» **To be done**:
Filter out everything except lines holding "page".

[Entries with chart source code]
## Start

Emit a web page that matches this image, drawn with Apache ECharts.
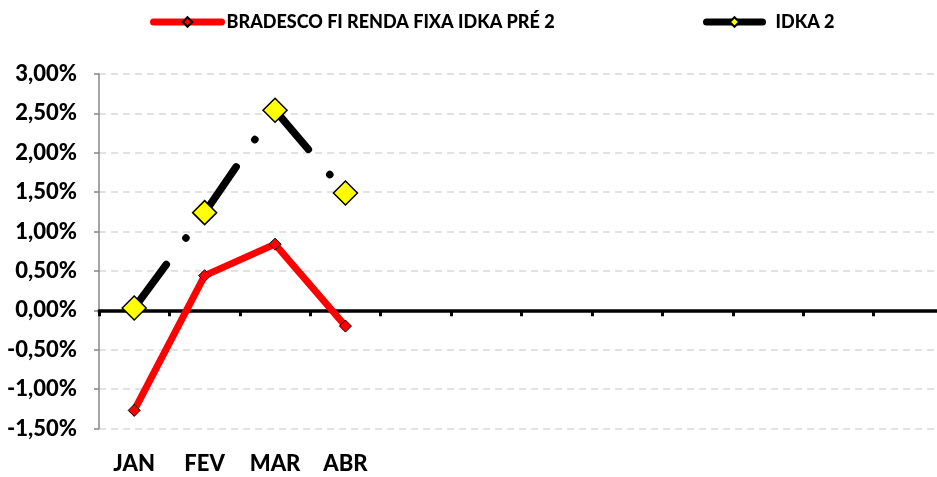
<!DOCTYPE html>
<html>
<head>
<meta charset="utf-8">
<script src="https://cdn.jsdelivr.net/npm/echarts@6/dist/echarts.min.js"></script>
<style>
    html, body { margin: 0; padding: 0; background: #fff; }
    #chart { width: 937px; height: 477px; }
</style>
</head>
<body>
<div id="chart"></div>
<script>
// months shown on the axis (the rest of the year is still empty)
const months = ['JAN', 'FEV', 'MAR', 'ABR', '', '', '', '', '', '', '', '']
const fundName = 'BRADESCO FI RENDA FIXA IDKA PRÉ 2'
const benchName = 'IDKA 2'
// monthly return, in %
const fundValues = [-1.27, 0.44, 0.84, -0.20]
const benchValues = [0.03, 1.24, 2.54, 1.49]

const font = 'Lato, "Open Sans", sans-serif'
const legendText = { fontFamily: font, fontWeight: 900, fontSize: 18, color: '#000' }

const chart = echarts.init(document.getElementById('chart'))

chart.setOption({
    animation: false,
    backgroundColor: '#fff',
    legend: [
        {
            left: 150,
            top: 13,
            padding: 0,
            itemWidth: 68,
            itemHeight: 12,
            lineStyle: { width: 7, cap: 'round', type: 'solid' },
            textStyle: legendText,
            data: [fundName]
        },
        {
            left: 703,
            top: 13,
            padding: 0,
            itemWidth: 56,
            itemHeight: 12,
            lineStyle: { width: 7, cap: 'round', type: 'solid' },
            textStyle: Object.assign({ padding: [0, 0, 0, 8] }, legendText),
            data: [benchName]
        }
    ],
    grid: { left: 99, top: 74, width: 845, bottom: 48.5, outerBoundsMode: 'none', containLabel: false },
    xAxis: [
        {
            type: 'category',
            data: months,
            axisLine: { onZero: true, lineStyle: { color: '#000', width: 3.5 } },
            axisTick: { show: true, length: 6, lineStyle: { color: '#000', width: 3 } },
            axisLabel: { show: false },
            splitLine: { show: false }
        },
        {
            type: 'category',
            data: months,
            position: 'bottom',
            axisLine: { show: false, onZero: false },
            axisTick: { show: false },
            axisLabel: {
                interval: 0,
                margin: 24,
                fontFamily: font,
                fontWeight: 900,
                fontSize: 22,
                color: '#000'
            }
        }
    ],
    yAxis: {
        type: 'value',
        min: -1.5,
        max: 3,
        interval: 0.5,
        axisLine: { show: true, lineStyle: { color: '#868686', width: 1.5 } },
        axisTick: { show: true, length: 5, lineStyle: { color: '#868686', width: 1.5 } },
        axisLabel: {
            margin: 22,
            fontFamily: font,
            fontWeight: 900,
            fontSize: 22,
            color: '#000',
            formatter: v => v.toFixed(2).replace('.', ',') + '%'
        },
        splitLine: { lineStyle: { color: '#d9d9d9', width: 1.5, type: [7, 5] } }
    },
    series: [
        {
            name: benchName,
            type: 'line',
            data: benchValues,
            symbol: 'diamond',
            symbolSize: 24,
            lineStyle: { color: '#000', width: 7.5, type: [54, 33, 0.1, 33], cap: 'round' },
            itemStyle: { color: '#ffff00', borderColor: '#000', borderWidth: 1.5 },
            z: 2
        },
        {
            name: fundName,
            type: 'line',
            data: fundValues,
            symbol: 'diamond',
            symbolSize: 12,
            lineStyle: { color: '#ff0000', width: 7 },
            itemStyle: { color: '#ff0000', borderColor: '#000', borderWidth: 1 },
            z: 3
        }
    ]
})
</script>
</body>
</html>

## End
## Start

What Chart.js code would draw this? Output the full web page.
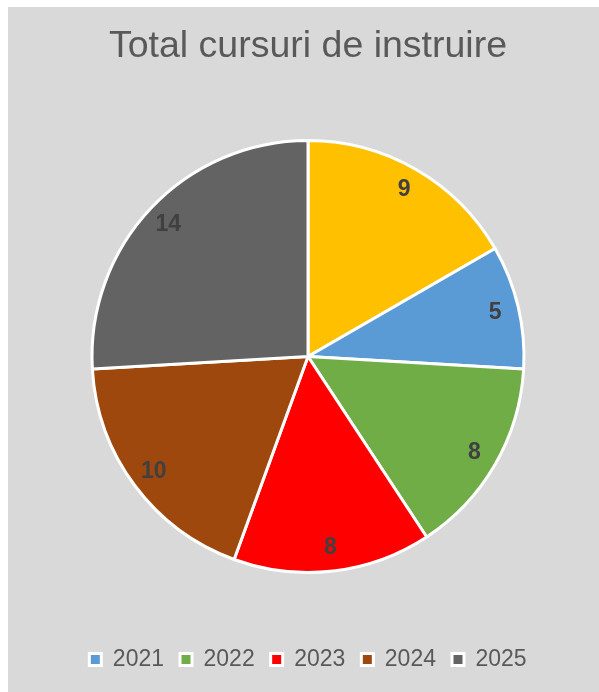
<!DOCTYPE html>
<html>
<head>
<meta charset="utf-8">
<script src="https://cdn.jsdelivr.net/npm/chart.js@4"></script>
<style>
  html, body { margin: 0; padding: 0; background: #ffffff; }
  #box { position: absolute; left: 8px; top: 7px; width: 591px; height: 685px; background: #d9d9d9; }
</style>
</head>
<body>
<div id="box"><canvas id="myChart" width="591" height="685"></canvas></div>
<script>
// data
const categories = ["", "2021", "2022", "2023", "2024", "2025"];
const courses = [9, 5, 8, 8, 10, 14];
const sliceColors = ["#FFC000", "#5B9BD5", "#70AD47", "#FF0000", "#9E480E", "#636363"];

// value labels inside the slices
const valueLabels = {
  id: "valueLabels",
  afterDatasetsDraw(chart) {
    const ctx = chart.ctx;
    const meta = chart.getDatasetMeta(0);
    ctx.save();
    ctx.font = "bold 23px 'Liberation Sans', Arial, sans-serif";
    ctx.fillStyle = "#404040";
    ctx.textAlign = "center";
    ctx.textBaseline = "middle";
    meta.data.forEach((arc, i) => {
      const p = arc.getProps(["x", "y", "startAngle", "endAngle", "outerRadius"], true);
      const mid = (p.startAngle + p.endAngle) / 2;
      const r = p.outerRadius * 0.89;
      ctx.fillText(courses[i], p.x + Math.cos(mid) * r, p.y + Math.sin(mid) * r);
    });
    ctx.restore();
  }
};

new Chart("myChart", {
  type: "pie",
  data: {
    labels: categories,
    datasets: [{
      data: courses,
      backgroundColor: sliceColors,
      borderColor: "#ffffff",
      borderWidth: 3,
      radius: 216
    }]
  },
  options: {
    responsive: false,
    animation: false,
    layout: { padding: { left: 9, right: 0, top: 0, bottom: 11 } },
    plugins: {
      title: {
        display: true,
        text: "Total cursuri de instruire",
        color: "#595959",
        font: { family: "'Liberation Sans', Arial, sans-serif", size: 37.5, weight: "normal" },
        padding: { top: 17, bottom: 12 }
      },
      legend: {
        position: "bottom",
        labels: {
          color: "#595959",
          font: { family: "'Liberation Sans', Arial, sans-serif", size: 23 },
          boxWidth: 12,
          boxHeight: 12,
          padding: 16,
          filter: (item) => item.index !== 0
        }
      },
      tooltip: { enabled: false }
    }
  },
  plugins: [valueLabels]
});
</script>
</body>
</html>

## End
## Start

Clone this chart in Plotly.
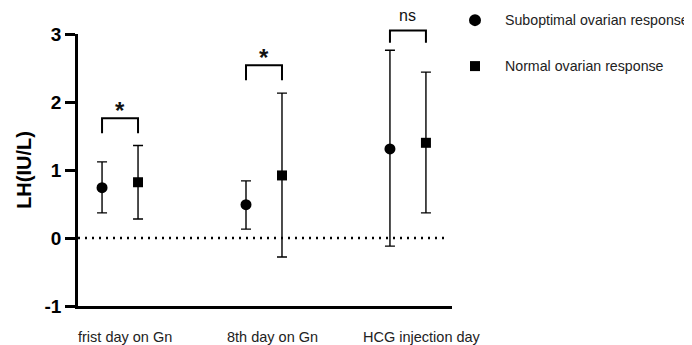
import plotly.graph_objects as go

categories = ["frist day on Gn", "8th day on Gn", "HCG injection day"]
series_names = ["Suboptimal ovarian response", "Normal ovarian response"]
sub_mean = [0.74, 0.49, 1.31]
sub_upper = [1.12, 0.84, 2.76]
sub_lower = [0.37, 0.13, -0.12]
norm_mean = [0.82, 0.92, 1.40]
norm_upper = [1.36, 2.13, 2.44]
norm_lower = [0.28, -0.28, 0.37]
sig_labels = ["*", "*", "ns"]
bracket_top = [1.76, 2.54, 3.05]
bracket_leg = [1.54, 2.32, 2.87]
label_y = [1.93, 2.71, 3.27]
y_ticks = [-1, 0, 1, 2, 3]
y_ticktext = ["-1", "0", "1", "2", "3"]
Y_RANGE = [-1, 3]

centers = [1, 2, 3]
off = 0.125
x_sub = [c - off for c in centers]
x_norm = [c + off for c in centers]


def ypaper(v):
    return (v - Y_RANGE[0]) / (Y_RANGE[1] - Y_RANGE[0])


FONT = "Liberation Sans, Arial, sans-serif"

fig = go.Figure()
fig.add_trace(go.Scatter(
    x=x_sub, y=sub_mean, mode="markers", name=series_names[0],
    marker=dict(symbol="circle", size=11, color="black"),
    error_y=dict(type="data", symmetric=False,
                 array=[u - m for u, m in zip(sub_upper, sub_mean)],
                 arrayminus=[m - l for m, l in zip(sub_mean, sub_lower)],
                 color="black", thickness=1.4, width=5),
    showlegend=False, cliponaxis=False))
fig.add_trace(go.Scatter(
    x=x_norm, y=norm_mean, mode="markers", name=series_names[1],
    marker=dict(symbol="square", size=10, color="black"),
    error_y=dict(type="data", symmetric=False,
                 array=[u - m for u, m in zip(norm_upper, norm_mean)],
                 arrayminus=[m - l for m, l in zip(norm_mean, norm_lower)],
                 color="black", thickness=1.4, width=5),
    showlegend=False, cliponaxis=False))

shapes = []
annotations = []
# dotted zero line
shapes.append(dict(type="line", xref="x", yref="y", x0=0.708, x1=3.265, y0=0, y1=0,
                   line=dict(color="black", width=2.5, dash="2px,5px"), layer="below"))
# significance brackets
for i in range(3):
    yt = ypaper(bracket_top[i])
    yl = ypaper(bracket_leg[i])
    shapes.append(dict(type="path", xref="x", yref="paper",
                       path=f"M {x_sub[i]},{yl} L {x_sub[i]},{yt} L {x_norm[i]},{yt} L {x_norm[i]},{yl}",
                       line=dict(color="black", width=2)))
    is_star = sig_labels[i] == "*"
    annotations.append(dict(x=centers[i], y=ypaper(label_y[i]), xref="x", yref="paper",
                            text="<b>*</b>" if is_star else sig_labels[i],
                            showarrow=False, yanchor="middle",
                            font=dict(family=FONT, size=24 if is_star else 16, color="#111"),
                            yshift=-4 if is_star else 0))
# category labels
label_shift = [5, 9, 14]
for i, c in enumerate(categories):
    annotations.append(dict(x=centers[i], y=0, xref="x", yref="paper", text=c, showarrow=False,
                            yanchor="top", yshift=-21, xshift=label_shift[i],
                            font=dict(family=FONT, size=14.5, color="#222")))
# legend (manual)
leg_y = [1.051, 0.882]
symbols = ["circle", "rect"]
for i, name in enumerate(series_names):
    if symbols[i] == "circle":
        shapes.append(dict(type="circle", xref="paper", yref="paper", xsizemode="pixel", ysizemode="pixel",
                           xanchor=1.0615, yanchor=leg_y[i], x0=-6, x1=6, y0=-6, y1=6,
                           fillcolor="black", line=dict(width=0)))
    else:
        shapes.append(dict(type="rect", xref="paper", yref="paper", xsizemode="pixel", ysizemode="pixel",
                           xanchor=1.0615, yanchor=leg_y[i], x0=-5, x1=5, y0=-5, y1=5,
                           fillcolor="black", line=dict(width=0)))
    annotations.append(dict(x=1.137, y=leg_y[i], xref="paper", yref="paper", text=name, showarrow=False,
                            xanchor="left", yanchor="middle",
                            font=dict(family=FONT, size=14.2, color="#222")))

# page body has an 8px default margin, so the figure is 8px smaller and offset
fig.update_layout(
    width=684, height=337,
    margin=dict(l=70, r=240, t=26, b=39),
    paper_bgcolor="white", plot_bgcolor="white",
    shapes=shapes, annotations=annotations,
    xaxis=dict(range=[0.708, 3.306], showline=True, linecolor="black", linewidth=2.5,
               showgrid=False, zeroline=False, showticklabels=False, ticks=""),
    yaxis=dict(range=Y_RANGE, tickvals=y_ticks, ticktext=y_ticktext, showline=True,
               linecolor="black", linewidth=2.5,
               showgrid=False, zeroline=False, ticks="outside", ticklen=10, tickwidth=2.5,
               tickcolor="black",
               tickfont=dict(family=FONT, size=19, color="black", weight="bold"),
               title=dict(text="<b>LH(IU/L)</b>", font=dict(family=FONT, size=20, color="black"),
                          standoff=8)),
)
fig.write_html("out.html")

## End

» **Solution to this problem**:
Emit a web page that matches this image, drawn with Apache ECharts.
What Chart.js code would draw this? Output the full web page.
# page body has an 8px default margin, so the figure is 8px smaller and offset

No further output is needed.